If there were computers 150-ish years ago when the game was first invented, it would have been used to arrange the players. Instead, based on a sense where the ball was being hit, the seven defenders who can move (all but the pitcher and catcher) were arranged accordingly. For decades advanced scouts used multi-colored charts with dotted lines for grounders, straight lines for liners and parabolas for flyballs to try to provide managers an idea where each opponent might hit the ball.

Still, that brought, at best, minor shadings rather than overt shifts. Now, with the benefit of an expanding database, we are seeing this philosophy on steroids. Going into the weekend, there were 2,259 shifts on balls in play compared to 980 last year at the same point (Baseball Info Solutions). Shifts are individualized not just for each batter, but to move within an at-bat based on counts.

Yankees assistant GM Billy Eppler said the idea of just having an infield or outfield coach now has become passé, and that something more akin to an NFL defensive coordinator is necessary. The Yanks have used the second-most shifts in the majors in 2014, and third base coach Rob Thomson, who spends hours daily devising the strategies, says the evolving nature of the shifts will continue.

The reality is that not as many hits are taken away as it seems to the naked eye, but any advantage that can be culled will be, as teams look for the 1- or 2-percent edge. So, for example, when individual hitters have an abundance of at-bats against someone like CC Sabathia and the computerized spray charts show narrower ranges where the balls are hit, the defenders will move to those more specific spots. The understanding is that you cannot cover everything, but you try to cover the areas where the ball is most likely to be hit with frequency.
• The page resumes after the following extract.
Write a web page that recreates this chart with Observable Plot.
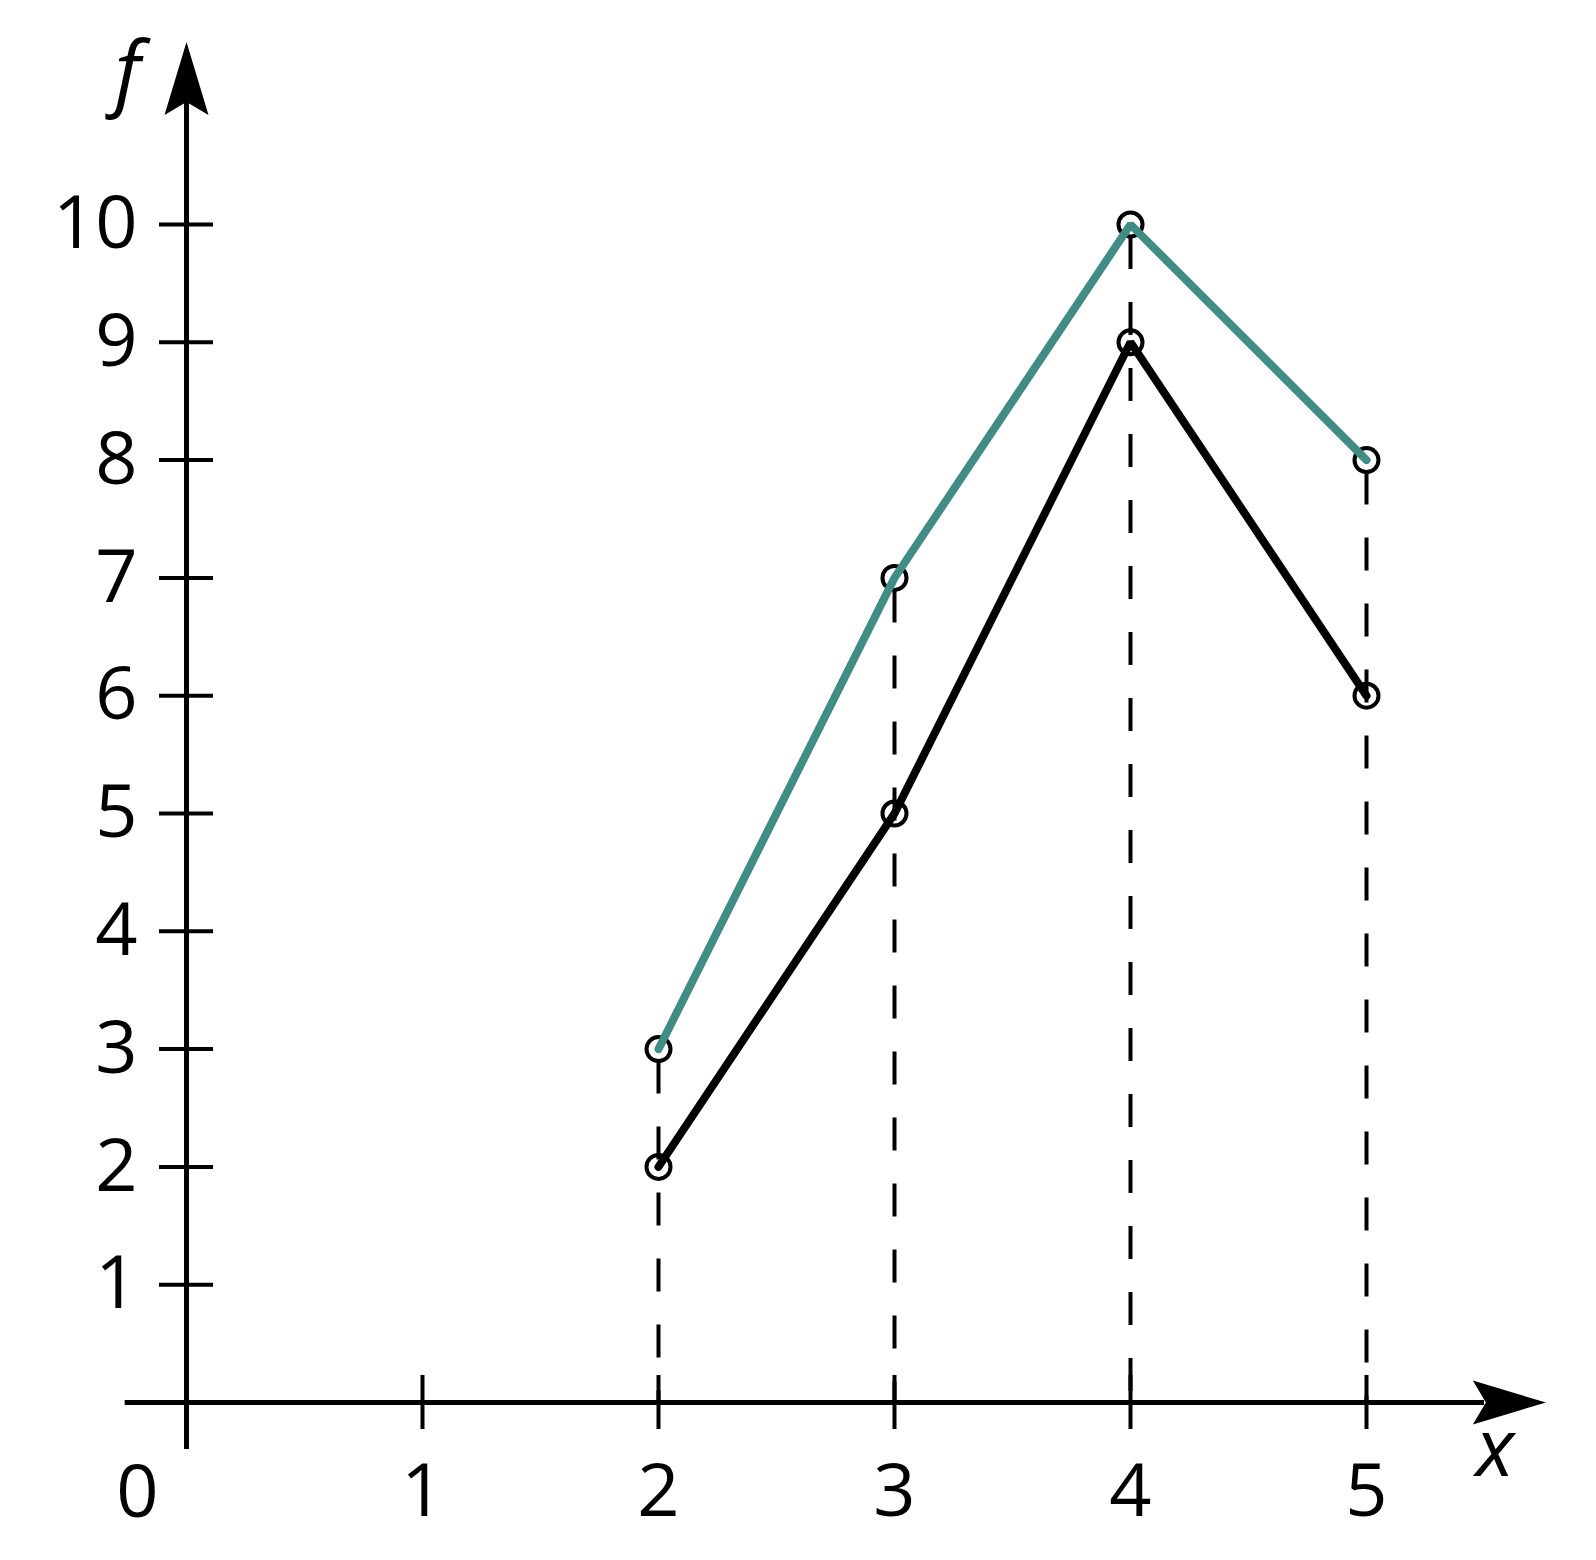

As more hitters consider bunts, we are seeing the lone defender on one side of the field — what several teams term the “spy” — move from, say, a standard defensive range to an infield-in level as a way to discourage the bunt.

The cat-and-mouse also includes the psychological: Are defenses in the heads of hitters who are considering abandoning their strengths to counter the shift? Can a team rattle a pitcher by bunting a few times for a hit to the point when the pitcher demands a change of defensive alignment? Executives from many teams say the toughest converts to the shift are pitchers who see weak-hit balls go for hits and forget the extra outs created by the shift “no matter how many reams of data we give them to show it,” an NL GM said.

We definitely are going to see more refinements. Elliott Kalb, the head of research at MLB Network suggested, for example, that when the Mets start flyball/strikeout specialist Zack Wheeler, they should not play weak-hitting Ruben Tejada and instead should use all four of their outfielders (Curtis Ganderson, Chris Young, Juan Lagares and Eric Young Jr.) to upgrade the lineup with Young Jr. (who has infield experience) moving around batter to batter into new positions.

This is a brave new world, and we will give the final word to lead advocate Luhnow: “We will watch carefully to see how players react, and if they are ‘beating the shift’ we will adjust, as pass defenses would in the NFL.”